Kenya – A general election will take place in Kenya on 9th August, with the main issues being the economy, cost of living, anti-corruption and affordable health care. There are four main candidates, Raila Odinga, who has run unsuccessfully for the office of President four times previously, 55-year-old Deputy President William Ruto, George Wajackoyah, who is proposing the legalisation of marijuana cultivation and David Mwaure Waihiga, who is running on an anti-corruption ticket.
Outside of the political issues, there are underlying ethnic issues and this is why there are concerns the elections could become violent. Many votes in Kenya are cast along ethnic beliefs and previous elections have seen this spill over to widespread violence, which has included people being attacked and killed merely because of the community they come from. International observers are concerned that the police are not sufficiently equipped or prepared to deal with the predicted demonstrations and this could further inflame the situation.
Many foreign organisations based in Kenya are encouraging their staff to work from home, where possible, during and immediately after the elections. Tensions are expected to be running high and foreign nationals are advised to avoid large crowds and demonstrations. Any organisations with staff or clients in Kenya should review their safety and security plans and brief their personnel accordingly.
Argentina – The Argentine economy is in rapid decline once more and there are concerns from the international monetary community that with a troubled peso, a failing economy and a lack of funds in the Central Bank’s reserves, this could lead to a desperate situation in the country. Argentina has a poor record when it comes to managing its finances, but the knock-on effect could impact safety and security across the country.
The demise of the economy is likely to see a rise in crime in the South American country and foreign travellers have been the target of criminals in the past. In 2019 two British travellers were shot, one fatally, after being targeted on their route from the airport to their hotel in the Puerto Madero district of Buenos Aires.
Those visiting, or working in Argentina should monitor the situation carefully and keep an eye on the wider international context, where disruption in global supply chains will undoubtedly increase inflationary pressures. This in turn will add to socio-economic issues within Argentina and increase the security risk.

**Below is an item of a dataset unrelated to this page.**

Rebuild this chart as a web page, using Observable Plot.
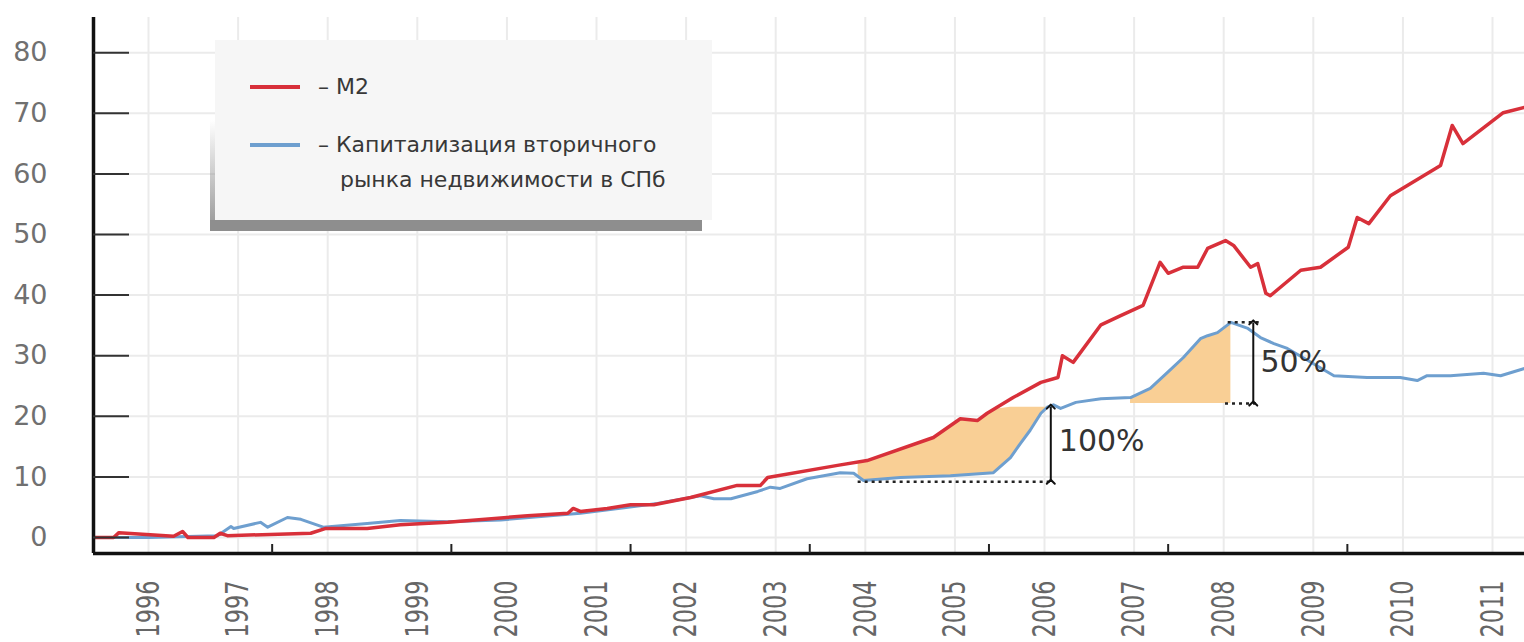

Iran/Sweden – The official IRNA news agency reported on 30th July that Iran had arrested a Swedish citizen on espionage charges. The arrest comes after a court in Stockholm sentenced a former Iranian official for war crimes earlier this month. Iran has arrested dozens of foreigners and dual nationals in recent years, mostly on espionage and security-related accusations. Human rights groups have described it as a tactic to win concessions from foreign governments by inventing charges, a claim which Tehran denies.
Iranian officials did not give a name or say when the arrest was made, but added that the suspect had a history of going to the Palestinian territories and went to non-tourist destinations in Iran. They also claim the arrested individual contacted people, including Europeans, under surveillance. The intelligence ministry statement accused Sweden of “proxy spying” on behalf of Israel, which it said would draw a “proportional reaction” from Iran.
While many governments advise against travel to Iran, especially for dual-nationals, the number of foreigners in custody highlights the potential risks involved in travelling to Iran. Any organisation operating in Iran should adopt enhanced safety and security procedures for their travellers, including regular briefings and updates on events which could impact the safety of their personnel.
China/Taiwan – China has held live-fire drills near Taiwan as US-China tensions rise. In the past China has been unequivocal in its stance on US House Speaker, Nancy Pelosi visiting Taiwan, warning there will be “consequences”. In a statement, China implied that it might use military force if the visit goes ahead.
Pelosi, who would be the highest-ranking American elected official to visit Taiwan since 1997, has yet to confirm whether she will go, but the stand-off is doing little to ease US-China relations. The impact will likely unsettle travel to China for those from Western countries.
Caution should be taken when travelling to China and special attention should be given to cyber security threats, before, during and after travel to the country. Security briefings should be provided prior to travel and debriefings upon return.